Charts and diagrams as code:
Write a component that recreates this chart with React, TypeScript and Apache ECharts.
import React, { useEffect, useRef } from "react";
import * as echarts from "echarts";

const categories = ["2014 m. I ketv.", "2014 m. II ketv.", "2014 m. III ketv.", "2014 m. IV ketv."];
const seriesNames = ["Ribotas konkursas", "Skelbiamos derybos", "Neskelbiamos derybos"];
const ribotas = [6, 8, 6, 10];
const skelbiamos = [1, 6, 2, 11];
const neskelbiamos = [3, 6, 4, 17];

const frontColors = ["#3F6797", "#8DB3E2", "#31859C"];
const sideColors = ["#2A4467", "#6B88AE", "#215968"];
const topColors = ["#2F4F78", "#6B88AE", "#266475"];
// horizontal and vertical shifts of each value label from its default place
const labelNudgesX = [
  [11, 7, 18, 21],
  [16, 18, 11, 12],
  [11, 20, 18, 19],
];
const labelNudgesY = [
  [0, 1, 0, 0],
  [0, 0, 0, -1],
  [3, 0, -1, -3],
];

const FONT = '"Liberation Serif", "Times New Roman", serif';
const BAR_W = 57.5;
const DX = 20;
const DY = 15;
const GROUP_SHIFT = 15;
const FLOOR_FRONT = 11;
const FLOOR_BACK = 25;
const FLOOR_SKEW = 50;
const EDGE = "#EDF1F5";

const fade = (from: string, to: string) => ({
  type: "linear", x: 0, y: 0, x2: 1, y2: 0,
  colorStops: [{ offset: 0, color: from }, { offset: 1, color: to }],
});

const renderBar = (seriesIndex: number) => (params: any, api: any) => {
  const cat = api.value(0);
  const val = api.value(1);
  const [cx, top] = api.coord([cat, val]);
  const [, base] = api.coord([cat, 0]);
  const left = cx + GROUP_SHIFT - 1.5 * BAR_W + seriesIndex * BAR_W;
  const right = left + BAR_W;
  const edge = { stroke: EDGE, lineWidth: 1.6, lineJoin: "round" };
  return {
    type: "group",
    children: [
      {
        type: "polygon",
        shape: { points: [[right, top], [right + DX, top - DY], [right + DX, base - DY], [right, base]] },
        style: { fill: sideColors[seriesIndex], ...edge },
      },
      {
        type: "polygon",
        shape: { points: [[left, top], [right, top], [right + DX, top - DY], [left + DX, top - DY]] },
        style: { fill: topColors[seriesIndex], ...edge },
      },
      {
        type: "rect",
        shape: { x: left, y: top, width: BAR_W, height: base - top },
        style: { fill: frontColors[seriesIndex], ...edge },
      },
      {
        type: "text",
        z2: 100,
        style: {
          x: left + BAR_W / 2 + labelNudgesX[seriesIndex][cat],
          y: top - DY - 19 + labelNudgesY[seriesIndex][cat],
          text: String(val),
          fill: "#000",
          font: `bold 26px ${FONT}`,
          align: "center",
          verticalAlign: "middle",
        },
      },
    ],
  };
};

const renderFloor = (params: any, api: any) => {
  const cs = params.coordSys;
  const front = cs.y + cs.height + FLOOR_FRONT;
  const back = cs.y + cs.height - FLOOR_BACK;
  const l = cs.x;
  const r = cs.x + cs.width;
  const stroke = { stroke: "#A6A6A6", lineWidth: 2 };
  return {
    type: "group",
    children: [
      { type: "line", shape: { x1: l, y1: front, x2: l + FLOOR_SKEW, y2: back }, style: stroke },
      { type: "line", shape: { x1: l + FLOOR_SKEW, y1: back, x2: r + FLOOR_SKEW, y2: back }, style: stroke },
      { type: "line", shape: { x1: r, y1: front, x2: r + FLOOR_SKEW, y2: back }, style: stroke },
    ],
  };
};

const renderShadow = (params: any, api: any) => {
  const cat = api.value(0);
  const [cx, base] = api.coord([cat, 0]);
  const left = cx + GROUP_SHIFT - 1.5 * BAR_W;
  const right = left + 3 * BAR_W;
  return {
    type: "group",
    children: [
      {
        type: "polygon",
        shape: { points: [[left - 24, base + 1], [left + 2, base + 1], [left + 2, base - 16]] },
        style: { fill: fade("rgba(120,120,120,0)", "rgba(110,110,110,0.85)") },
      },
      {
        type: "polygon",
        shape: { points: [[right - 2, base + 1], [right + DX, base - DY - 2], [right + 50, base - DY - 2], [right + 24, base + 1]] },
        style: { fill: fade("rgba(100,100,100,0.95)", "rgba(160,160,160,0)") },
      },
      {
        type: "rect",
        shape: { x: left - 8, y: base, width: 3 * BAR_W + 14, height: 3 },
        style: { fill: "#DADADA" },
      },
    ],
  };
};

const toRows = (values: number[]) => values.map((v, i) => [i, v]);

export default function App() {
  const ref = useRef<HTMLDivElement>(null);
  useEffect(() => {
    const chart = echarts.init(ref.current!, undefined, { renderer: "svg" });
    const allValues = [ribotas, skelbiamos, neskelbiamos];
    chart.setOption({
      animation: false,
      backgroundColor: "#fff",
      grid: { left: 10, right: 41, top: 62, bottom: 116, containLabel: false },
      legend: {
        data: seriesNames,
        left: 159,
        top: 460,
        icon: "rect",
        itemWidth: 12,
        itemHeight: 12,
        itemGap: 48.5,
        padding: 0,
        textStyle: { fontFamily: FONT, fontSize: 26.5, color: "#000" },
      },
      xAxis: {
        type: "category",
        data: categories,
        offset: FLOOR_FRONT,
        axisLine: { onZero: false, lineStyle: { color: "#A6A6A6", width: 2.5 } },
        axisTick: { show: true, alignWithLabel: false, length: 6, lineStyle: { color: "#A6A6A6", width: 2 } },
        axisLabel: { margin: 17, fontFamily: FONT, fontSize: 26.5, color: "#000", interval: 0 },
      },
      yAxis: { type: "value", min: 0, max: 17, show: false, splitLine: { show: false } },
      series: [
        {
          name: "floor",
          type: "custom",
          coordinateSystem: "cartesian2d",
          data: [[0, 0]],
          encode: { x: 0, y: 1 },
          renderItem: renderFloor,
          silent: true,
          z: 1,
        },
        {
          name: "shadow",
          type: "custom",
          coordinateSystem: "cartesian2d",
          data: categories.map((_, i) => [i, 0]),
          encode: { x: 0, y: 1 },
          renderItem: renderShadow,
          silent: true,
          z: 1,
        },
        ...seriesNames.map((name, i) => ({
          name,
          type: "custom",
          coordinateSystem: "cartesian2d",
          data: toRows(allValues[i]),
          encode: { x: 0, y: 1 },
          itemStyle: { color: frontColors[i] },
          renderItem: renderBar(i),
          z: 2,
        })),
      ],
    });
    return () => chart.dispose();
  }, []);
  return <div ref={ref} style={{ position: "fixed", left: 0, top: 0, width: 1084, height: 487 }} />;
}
--
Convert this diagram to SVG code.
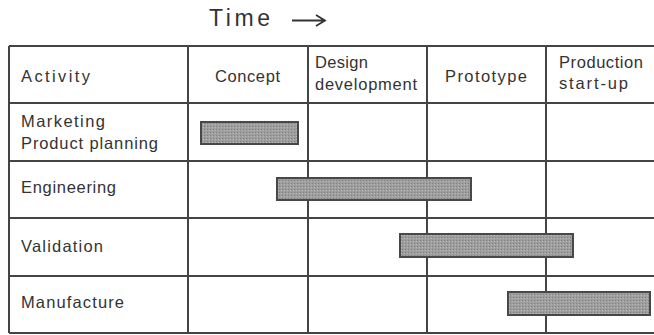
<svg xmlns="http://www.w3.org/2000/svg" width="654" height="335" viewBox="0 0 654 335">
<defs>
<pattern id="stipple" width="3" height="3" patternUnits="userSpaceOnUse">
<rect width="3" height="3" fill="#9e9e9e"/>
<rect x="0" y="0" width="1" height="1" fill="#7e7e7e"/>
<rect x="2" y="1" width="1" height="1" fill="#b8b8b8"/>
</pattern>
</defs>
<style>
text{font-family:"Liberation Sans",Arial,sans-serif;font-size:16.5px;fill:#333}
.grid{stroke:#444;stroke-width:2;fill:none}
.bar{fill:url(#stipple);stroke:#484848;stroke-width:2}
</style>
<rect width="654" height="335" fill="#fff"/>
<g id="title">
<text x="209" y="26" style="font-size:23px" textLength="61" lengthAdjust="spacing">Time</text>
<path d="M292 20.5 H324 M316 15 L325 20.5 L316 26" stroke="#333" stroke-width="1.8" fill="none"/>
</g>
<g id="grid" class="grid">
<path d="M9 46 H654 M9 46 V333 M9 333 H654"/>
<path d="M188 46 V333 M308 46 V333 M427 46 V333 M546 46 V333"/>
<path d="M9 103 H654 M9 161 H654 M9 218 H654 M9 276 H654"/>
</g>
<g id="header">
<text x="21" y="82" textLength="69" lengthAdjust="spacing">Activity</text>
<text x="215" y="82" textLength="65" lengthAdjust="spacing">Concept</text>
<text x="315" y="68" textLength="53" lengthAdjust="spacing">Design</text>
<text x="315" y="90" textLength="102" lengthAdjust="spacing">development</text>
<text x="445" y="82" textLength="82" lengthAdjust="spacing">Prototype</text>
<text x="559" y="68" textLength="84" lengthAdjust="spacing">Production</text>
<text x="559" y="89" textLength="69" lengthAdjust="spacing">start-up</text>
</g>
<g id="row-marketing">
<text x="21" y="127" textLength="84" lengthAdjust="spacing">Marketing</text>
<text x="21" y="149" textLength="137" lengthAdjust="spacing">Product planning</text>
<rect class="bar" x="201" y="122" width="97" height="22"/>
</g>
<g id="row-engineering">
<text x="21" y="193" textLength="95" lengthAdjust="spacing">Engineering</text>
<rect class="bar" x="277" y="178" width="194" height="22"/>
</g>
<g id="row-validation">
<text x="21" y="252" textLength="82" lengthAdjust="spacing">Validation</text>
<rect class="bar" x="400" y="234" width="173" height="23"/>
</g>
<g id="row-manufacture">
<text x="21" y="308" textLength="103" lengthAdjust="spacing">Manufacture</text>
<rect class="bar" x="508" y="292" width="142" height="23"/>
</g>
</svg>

Requirements:
Using the entries shown above, reproduce verbatim the lines from the line bearing "Write a component" to the line bearing "const neskelbiamos = [3, 6, 4, 17];", inclusive.

Result for this task:
Write a component that recreates this chart with React, TypeScript and Apache ECharts.
import React, { useEffect, useRef } from "react";
import * as echarts from "echarts";

const categories = ["2014 m. I ketv.", "2014 m. II ketv.", "2014 m. III ketv.", "2014 m. IV ketv."];
const seriesNames = ["Ribotas konkursas", "Skelbiamos derybos", "Neskelbiamos derybos"];
const ribotas = [6, 8, 6, 10];
const skelbiamos = [1, 6, 2, 11];
const neskelbiamos = [3, 6, 4, 17];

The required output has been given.